> Stated task
Will you write out the data exactly, excluding every picture?

BEGIN Data provided

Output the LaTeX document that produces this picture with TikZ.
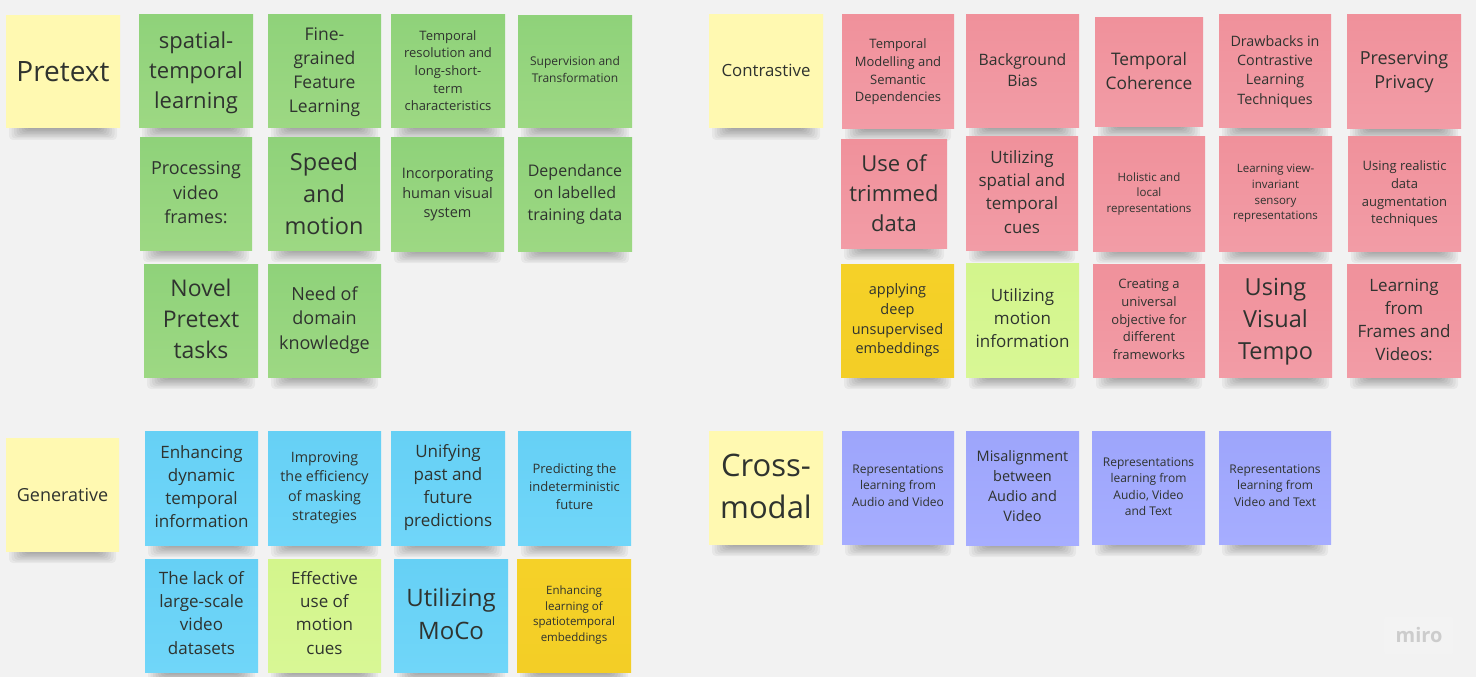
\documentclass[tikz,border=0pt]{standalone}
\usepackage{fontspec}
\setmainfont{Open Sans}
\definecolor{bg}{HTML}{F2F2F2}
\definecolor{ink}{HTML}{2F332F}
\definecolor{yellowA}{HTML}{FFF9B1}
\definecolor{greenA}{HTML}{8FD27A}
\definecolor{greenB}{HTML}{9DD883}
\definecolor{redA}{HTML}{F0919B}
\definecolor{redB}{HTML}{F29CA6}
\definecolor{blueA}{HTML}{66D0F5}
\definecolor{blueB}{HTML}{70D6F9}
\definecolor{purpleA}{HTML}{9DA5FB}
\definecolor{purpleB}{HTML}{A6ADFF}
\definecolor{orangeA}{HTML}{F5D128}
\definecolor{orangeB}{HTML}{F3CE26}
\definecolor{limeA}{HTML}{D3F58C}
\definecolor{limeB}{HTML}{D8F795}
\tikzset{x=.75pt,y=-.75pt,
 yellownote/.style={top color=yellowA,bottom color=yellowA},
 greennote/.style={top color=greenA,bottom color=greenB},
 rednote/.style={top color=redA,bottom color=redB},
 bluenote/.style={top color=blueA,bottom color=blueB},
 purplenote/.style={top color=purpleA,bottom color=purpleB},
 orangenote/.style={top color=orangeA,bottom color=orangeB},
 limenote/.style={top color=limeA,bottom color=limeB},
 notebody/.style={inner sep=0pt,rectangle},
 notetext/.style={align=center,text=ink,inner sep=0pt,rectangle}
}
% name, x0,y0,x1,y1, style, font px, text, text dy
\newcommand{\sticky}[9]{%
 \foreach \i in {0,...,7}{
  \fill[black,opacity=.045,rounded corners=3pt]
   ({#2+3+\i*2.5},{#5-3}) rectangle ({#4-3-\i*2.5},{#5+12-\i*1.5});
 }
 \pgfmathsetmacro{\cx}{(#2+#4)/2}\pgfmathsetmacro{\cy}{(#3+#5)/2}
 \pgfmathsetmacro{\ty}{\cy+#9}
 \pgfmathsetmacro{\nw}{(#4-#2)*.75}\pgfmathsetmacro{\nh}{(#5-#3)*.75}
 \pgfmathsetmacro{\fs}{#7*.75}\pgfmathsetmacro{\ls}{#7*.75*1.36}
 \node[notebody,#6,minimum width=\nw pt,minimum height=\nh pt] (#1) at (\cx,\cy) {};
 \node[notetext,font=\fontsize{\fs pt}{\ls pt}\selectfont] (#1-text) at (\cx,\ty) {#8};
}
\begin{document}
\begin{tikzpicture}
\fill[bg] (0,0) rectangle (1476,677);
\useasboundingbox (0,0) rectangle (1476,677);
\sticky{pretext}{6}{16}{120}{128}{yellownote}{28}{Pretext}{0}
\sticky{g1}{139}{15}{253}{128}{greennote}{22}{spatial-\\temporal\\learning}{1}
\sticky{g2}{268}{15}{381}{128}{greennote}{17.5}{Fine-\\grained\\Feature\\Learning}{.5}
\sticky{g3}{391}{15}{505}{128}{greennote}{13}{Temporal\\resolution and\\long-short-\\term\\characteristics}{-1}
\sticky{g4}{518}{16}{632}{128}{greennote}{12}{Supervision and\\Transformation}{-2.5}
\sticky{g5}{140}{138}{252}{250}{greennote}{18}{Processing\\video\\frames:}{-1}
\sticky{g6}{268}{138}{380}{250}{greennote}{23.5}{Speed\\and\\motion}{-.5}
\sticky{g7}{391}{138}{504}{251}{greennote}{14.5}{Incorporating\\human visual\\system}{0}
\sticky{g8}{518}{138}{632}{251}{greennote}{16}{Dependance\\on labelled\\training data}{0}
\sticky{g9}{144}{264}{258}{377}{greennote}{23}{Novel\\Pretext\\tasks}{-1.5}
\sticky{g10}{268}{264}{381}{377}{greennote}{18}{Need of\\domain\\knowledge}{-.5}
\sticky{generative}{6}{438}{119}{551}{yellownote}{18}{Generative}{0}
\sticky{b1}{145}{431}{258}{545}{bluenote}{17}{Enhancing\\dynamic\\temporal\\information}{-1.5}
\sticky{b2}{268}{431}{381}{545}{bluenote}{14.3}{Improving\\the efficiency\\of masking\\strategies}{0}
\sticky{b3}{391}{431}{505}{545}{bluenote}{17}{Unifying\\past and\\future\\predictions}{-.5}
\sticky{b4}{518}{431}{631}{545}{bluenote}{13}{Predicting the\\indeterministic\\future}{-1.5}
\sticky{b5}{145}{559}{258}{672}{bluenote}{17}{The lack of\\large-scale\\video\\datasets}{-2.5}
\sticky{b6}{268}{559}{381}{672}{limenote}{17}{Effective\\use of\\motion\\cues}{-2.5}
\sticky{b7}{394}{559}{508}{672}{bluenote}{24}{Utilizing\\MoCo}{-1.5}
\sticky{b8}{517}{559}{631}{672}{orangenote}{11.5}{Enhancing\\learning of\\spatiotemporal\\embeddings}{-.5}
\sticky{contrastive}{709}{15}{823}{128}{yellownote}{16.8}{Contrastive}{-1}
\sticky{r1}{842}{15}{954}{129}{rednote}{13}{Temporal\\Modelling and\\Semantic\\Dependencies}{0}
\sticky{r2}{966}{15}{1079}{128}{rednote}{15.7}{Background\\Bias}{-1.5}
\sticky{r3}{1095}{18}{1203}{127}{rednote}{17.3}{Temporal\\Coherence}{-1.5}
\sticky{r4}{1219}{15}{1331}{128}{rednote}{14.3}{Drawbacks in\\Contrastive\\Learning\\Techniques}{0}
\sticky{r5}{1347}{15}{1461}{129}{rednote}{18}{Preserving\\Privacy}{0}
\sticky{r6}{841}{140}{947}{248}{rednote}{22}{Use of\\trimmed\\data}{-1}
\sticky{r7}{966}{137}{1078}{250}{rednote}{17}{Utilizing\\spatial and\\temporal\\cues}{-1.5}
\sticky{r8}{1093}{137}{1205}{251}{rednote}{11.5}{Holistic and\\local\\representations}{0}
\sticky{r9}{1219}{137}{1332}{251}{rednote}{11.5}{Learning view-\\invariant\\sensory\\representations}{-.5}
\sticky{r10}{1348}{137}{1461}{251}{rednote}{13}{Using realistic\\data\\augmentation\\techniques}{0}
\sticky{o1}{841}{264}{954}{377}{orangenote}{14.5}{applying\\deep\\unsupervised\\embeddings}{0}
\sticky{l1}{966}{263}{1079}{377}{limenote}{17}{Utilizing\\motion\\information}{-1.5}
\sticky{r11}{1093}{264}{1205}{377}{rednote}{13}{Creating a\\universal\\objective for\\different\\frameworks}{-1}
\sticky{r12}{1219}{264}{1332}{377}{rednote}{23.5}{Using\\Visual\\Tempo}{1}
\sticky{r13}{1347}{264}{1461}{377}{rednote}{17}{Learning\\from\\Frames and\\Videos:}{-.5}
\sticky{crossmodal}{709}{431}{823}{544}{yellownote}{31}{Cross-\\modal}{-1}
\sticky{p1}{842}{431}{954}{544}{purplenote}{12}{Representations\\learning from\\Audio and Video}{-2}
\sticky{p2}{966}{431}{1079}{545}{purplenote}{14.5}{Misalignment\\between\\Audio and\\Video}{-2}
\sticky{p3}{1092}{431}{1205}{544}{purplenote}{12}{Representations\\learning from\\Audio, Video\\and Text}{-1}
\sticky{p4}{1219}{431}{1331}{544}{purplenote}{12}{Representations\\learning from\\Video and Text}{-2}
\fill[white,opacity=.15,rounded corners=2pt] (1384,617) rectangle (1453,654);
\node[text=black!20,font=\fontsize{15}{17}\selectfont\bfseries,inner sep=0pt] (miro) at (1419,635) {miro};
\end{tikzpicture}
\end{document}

END Data provided

> Response below
Output the LaTeX document that produces this picture with TikZ.
\documentclass[tikz,border=0pt]{standalone}
\usepackage{fontspec}
\setmainfont{Open Sans}
\definecolor{bg}{HTML}{F2F2F2}
\definecolor{ink}{HTML}{2F332F}
\definecolor{yellowA}{HTML}{FFF9B1}
\definecolor{greenA}{HTML}{8FD27A}
\definecolor{greenB}{HTML}{9DD883}
\definecolor{redA}{HTML}{F0919B}
\definecolor{redB}{HTML}{F29CA6}
\definecolor{blueA}{HTML}{66D0F5}
\definecolor{blueB}{HTML}{70D6F9}
\definecolor{purpleA}{HTML}{9DA5FB}
\definecolor{purpleB}{HTML}{A6ADFF}
\definecolor{orangeA}{HTML}{F5D128}
\definecolor{orangeB}{HTML}{F3CE26}
\definecolor{limeA}{HTML}{D3F58C}
\definecolor{limeB}{HTML}{D8F795}
\tikzset{x=.75pt,y=-.75pt,
 yellownote/.style={top color=yellowA,bottom color=yellowA},
 greennote/.style={top color=greenA,bottom color=greenB},
 rednote/.style={top color=redA,bottom color=redB},
 bluenote/.style={top color=blueA,bottom color=blueB},
 purplenote/.style={top color=purpleA,bottom color=purpleB},
 orangenote/.style={top color=orangeA,bottom color=orangeB},
 limenote/.style={top color=limeA,bottom color=limeB},
 notebody/.style={inner sep=0pt,rectangle},
 notetext/.style={align=center,text=ink,inner sep=0pt,rectangle}
}
% name, x0,y0,x1,y1, style, font px, text, text dy
\newcommand{\sticky}[9]{%
 \foreach \i in {0,...,7}{
  \fill[black,opacity=.045,rounded corners=3pt]
   ({#2+3+\i*2.5},{#5-3}) rectangle ({#4-3-\i*2.5},{#5+12-\i*1.5});
 }
 \pgfmathsetmacro{\cx}{(#2+#4)/2}\pgfmathsetmacro{\cy}{(#3+#5)/2}
 \pgfmathsetmacro{\ty}{\cy+#9}
 \pgfmathsetmacro{\nw}{(#4-#2)*.75}\pgfmathsetmacro{\nh}{(#5-#3)*.75}
 \pgfmathsetmacro{\fs}{#7*.75}\pgfmathsetmacro{\ls}{#7*.75*1.36}
 \node[notebody,#6,minimum width=\nw pt,minimum height=\nh pt] (#1) at (\cx,\cy) {};
 \node[notetext,font=\fontsize{\fs pt}{\ls pt}\selectfont] (#1-text) at (\cx,\ty) {#8};
}
\begin{document}
\begin{tikzpicture}
\fill[bg] (0,0) rectangle (1476,677);
\useasboundingbox (0,0) rectangle (1476,677);
\sticky{pretext}{6}{16}{120}{128}{yellownote}{28}{Pretext}{0}
\sticky{g1}{139}{15}{253}{128}{greennote}{22}{spatial-\\temporal\\learning}{1}
\sticky{g2}{268}{15}{381}{128}{greennote}{17.5}{Fine-\\grained\\Feature\\Learning}{.5}
\sticky{g3}{391}{15}{505}{128}{greennote}{13}{Temporal\\resolution and\\long-short-\\term\\characteristics}{-1}
\sticky{g4}{518}{16}{632}{128}{greennote}{12}{Supervision and\\Transformation}{-2.5}
\sticky{g5}{140}{138}{252}{250}{greennote}{18}{Processing\\video\\frames:}{-1}
\sticky{g6}{268}{138}{380}{250}{greennote}{23.5}{Speed\\and\\motion}{-.5}
\sticky{g7}{391}{138}{504}{251}{greennote}{14.5}{Incorporating\\human visual\\system}{0}
\sticky{g8}{518}{138}{632}{251}{greennote}{16}{Dependance\\on labelled\\training data}{0}
\sticky{g9}{144}{264}{258}{377}{greennote}{23}{Novel\\Pretext\\tasks}{-1.5}
\sticky{g10}{268}{264}{381}{377}{greennote}{18}{Need of\\domain\\knowledge}{-.5}
\sticky{generative}{6}{438}{119}{551}{yellownote}{18}{Generative}{0}
\sticky{b1}{145}{431}{258}{545}{bluenote}{17}{Enhancing\\dynamic\\temporal\\information}{-1.5}
\sticky{b2}{268}{431}{381}{545}{bluenote}{14.3}{Improving\\the efficiency\\of masking\\strategies}{0}
\sticky{b3}{391}{431}{505}{545}{bluenote}{17}{Unifying\\past and\\future\\predictions}{-.5}
\sticky{b4}{518}{431}{631}{545}{bluenote}{13}{Predicting the\\indeterministic\\future}{-1.5}
\sticky{b5}{145}{559}{258}{672}{bluenote}{17}{The lack of\\large-scale\\video\\datasets}{-2.5}
\sticky{b6}{268}{559}{381}{672}{limenote}{17}{Effective\\use of\\motion\\cues}{-2.5}
\sticky{b7}{394}{559}{508}{672}{bluenote}{24}{Utilizing\\MoCo}{-1.5}
\sticky{b8}{517}{559}{631}{672}{orangenote}{11.5}{Enhancing\\learning of\\spatiotemporal\\embeddings}{-.5}
\sticky{contrastive}{709}{15}{823}{128}{yellownote}{16.8}{Contrastive}{-1}
\sticky{r1}{842}{15}{954}{129}{rednote}{13}{Temporal\\Modelling and\\Semantic\\Dependencies}{0}
\sticky{r2}{966}{15}{1079}{128}{rednote}{15.7}{Background\\Bias}{-1.5}
\sticky{r3}{1095}{18}{1203}{127}{rednote}{17.3}{Temporal\\Coherence}{-1.5}
\sticky{r4}{1219}{15}{1331}{128}{rednote}{14.3}{Drawbacks in\\Contrastive\\Learning\\Techniques}{0}
\sticky{r5}{1347}{15}{1461}{129}{rednote}{18}{Preserving\\Privacy}{0}
\sticky{r6}{841}{140}{947}{248}{rednote}{22}{Use of\\trimmed\\data}{-1}
\sticky{r7}{966}{137}{1078}{250}{rednote}{17}{Utilizing\\spatial and\\temporal\\cues}{-1.5}
\sticky{r8}{1093}{137}{1205}{251}{rednote}{11.5}{Holistic and\\local\\representations}{0}
\sticky{r9}{1219}{137}{1332}{251}{rednote}{11.5}{Learning view-\\invariant\\sensory\\representations}{-.5}
\sticky{r10}{1348}{137}{1461}{251}{rednote}{13}{Using realistic\\data\\augmentation\\techniques}{0}
\sticky{o1}{841}{264}{954}{377}{orangenote}{14.5}{applying\\deep\\unsupervised\\embeddings}{0}
\sticky{l1}{966}{263}{1079}{377}{limenote}{17}{Utilizing\\motion\\information}{-1.5}
\sticky{r11}{1093}{264}{1205}{377}{rednote}{13}{Creating a\\universal\\objective for\\different\\frameworks}{-1}
\sticky{r12}{1219}{264}{1332}{377}{rednote}{23.5}{Using\\Visual\\Tempo}{1}
\sticky{r13}{1347}{264}{1461}{377}{rednote}{17}{Learning\\from\\Frames and\\Videos:}{-.5}
\sticky{crossmodal}{709}{431}{823}{544}{yellownote}{31}{Cross-\\modal}{-1}
\sticky{p1}{842}{431}{954}{544}{purplenote}{12}{Representations\\learning from\\Audio and Video}{-2}
\sticky{p2}{966}{431}{1079}{545}{purplenote}{14.5}{Misalignment\\between\\Audio and\\Video}{-2}
\sticky{p3}{1092}{431}{1205}{544}{purplenote}{12}{Representations\\learning from\\Audio, Video\\and Text}{-1}
\sticky{p4}{1219}{431}{1331}{544}{purplenote}{12}{Representations\\learning from\\Video and Text}{-2}
\fill[white,opacity=.15,rounded corners=2pt] (1384,617) rectangle (1453,654);
\node[text=black!20,font=\fontsize{15}{17}\selectfont\bfseries,inner sep=0pt] (miro) at (1419,635) {miro};
\end{tikzpicture}
\end{document}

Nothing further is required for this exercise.